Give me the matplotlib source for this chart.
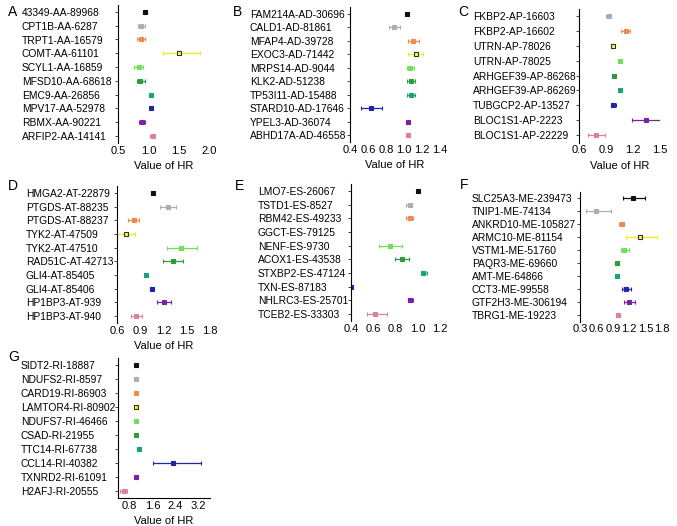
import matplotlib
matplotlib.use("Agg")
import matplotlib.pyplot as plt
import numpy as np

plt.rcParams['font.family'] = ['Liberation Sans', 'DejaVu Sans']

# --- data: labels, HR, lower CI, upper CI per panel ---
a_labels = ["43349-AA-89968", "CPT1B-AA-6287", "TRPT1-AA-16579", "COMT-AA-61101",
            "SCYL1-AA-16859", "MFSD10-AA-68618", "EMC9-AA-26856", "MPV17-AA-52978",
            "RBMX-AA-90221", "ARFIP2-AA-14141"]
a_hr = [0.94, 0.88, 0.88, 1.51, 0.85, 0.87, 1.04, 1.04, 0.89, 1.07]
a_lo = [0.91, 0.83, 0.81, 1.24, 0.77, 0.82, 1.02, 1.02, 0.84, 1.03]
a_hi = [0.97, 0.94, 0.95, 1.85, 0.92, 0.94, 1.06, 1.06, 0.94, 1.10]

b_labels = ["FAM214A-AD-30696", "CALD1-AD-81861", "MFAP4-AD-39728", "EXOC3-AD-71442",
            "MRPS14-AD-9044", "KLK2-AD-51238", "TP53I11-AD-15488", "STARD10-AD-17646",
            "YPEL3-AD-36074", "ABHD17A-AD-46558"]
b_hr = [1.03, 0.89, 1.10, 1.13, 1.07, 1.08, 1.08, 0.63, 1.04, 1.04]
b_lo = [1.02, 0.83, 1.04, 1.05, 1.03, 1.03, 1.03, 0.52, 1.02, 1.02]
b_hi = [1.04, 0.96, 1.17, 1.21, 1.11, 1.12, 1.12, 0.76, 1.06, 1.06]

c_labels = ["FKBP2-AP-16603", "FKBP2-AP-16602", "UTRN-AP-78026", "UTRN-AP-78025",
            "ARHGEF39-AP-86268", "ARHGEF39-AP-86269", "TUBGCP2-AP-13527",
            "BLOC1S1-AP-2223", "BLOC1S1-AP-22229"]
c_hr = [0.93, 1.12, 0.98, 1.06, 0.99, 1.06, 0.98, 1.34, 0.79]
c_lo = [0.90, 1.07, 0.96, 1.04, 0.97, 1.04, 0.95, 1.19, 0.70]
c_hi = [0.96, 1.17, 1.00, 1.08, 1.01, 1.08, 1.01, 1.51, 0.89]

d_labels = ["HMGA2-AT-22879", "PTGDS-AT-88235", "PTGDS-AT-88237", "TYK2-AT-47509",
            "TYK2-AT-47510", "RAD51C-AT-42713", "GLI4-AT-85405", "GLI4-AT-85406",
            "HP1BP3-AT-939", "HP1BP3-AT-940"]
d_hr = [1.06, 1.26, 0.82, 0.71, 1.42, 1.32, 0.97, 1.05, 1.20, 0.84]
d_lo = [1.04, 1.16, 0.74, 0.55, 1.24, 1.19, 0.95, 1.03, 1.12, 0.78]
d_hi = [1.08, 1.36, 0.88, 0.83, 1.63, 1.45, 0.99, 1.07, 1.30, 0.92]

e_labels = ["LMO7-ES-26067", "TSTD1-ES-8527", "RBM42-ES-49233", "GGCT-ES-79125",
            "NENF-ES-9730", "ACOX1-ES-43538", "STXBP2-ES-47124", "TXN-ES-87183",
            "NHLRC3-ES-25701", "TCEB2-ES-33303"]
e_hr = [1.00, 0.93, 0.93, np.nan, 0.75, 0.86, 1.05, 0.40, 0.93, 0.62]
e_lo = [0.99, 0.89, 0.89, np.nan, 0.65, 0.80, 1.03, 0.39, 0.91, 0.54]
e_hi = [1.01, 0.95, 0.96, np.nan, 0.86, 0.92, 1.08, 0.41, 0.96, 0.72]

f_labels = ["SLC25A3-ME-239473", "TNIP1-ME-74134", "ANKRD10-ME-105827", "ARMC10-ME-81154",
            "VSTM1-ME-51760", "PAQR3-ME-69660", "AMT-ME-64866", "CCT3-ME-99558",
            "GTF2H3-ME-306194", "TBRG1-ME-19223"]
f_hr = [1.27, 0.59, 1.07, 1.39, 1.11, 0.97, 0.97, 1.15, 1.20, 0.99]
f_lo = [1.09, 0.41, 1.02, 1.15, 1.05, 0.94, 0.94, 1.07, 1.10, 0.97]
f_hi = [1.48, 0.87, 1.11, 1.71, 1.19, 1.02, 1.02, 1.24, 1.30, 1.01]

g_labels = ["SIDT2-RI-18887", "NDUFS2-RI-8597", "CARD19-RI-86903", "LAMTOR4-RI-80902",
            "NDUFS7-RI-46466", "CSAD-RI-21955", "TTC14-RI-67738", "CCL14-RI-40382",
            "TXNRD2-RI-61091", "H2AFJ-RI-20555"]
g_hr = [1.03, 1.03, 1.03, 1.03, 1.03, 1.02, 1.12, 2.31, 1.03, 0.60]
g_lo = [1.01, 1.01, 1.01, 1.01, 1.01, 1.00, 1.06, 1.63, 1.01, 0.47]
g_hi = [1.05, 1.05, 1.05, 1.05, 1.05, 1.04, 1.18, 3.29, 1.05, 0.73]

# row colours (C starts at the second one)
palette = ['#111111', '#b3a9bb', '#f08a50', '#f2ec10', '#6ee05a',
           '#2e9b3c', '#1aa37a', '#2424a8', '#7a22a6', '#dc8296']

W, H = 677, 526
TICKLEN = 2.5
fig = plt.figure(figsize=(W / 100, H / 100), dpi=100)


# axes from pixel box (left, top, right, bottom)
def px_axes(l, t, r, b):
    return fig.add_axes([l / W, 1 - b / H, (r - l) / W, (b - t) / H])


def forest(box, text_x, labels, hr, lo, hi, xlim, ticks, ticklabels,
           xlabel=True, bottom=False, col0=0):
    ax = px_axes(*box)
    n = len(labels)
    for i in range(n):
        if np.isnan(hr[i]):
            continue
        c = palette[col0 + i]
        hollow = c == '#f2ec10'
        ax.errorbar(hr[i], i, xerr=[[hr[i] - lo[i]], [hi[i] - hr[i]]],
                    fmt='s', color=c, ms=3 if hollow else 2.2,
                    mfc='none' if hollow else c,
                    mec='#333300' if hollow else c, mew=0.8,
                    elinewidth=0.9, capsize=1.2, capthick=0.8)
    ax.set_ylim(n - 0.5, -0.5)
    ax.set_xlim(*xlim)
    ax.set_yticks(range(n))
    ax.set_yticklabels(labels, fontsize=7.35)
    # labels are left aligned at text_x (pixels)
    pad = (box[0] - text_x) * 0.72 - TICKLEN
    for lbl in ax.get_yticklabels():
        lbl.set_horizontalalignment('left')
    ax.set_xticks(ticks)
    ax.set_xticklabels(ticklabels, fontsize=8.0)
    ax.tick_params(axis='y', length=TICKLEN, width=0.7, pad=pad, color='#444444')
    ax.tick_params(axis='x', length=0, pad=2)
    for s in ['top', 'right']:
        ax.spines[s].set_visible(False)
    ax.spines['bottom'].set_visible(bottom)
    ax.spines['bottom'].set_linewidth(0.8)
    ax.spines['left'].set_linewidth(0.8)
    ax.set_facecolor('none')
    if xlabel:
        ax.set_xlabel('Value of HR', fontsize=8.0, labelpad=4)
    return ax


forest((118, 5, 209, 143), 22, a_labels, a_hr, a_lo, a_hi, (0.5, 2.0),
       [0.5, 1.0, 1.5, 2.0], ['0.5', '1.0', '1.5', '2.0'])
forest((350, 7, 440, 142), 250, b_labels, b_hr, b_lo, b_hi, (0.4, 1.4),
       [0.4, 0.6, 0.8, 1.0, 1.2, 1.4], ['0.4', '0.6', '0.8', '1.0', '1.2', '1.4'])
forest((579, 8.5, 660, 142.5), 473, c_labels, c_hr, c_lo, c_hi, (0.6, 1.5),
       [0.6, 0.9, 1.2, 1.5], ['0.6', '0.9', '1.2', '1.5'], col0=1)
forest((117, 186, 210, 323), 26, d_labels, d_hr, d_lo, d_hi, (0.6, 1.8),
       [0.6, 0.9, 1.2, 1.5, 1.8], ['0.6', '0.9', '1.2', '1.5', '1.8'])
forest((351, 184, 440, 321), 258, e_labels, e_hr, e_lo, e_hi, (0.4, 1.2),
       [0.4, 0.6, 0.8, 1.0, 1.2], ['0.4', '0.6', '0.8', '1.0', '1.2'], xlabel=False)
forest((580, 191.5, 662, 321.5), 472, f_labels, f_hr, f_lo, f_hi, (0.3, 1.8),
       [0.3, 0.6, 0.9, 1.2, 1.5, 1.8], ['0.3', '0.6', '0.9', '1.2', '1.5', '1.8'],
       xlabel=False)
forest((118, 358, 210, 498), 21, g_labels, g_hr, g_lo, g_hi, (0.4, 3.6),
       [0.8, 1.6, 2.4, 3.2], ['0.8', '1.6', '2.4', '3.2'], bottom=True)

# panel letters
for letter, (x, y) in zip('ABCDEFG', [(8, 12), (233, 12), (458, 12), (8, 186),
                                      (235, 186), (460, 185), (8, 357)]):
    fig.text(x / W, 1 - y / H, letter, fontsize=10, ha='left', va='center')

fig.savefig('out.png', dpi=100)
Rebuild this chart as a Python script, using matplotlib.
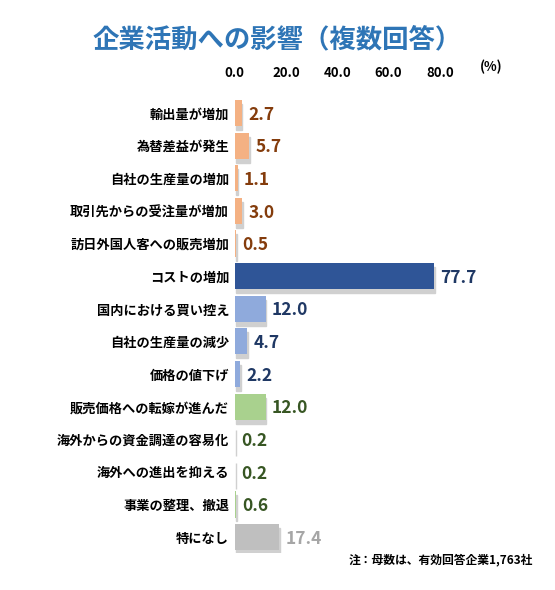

§ §

** Instruction **
Copy every line in the records above that contains the word "chart".

** Answer below **
Give me the matplotlib source for this chart.
Rebuild this chart as a Python script, using matplotlib.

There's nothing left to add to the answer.